17 thoughts on “Post-Avatar Gloom”

  1. I am just getting over the trauma of post Lord of the Rings syndrome…….how I long for The Shire with buxom maidens serving ale over a feast with fireworks, dancing and the inevitable pipe weed.

    This is why I have been trying to recreate the ambience of a Hobbit hole within my own cottage.

    I even became real fire obsessed and have ended up with three of them (One Kitchen one Bedroom one Living room) which I sit around rotationally listening to Vaughan Williams or watching old episodes of Basil Rathbone’s Sherlock Holmes over a single malt dreaming of Merry England (Wales).

    Anyway back to plot I must get to see Avatar…..I have been promising Mrs Henley Davis to take her but that’s another story.

  2. Boris has got to use his considerable imagination to understand how we feel. Planet Pandora, although filled with uninteresting people, mouthing platitudes, is an exquisitely perfect, neon lit, colour filled world, filled with thrilling flora and fauna, and unusual wild life.

    We are slap bang in the middle of a gloomy recession, with a nutter for a PM and knee deep in thin plastic bags.

  3. Avatar is the “Shock and Awe.” Capitalism at it’s best! The Americans won.

    Brilliantly written. Thanks Boris!

  4. Avatar is excellent special effects – and not much else. Apart from Titanic (where the story pretty well already existsed with just the poor girl meets rich totty overlay) all his films tend to be visually marvellous but with plots (and characters) reminiscent of Jeffrey Archer on a bad day. I hope sequels 2-22 spend a little more on the screenplay!

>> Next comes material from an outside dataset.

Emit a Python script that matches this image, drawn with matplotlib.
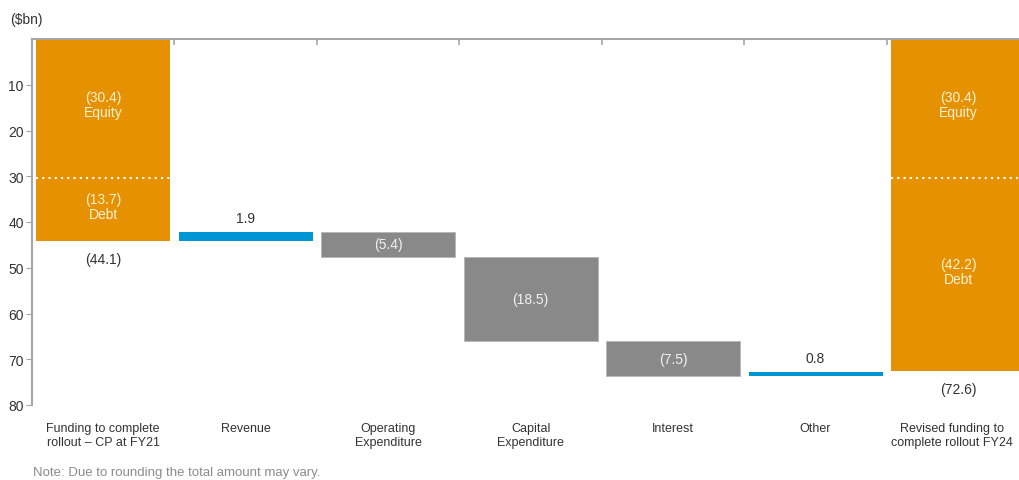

  5. My son went to see the film with other 11 year olds and did not think it was good at all – it did not speak to him. So I can’t see myself seeing it either; I’ll keep away from the gloom.

  6. No, I too have no taste for gloom and am not enthused by the film. Unless dragged there by little hands I love I will remain in the dark so to speak.

  7. [re Boris Johnson to stand down as chair of the Metropolitan Police Authority]

    Jenny Jones, who also sits on the London assembly as a Green party member, accused the mayor of going back on his word.

    “The mayor made a clear commitment to Londoners in his election manifesto to personally take charge of the police authority. He has now gone back on his word, realising that being both mayor and chair of the MPA is just too much for one person to do properly.

    “It was an ill thought-out promise, and one that showed his lack of experience.

  8. hettie, you may have heard on SKY BREAkING NEWS about 15 minutes ago, President Obama making a statement that although he is proud of many things he has achieved since coming to office, he realises that a mistake he has made is failing to communicate his thinking adequately to the American populace. He has lost his link with the people.

    Boris said he has given up a large part of his role with the Met because it is administrative. He will still have regular meetings with Sir Paul Stephens and counter-terrorism chief John Yates. He has carried through major decisions like dealing with Sir Ian Blair, installing a top team at the Yard, and revolutionarising budgets. He intends to communicate with Londoners as much as possible.Losing his bond with the people is a mistake Boris would never make.

    Full details, including link to exclusive Standard article here.

  9. Boris, the lesson we should take from Avatar is that 3D works and its fab! Did you see the 3D adverts before the film? I saw ‘£’ signs!
    As world leaders in media tech, are we going to see 3D global transmissions of the opening ceremony of the London Olympics? (Talk to Seb and BBC Sport/World!)
    (Oh and of course we might like to adopt some of the blue people’s attitude towards compassion, the universe, each other etc.)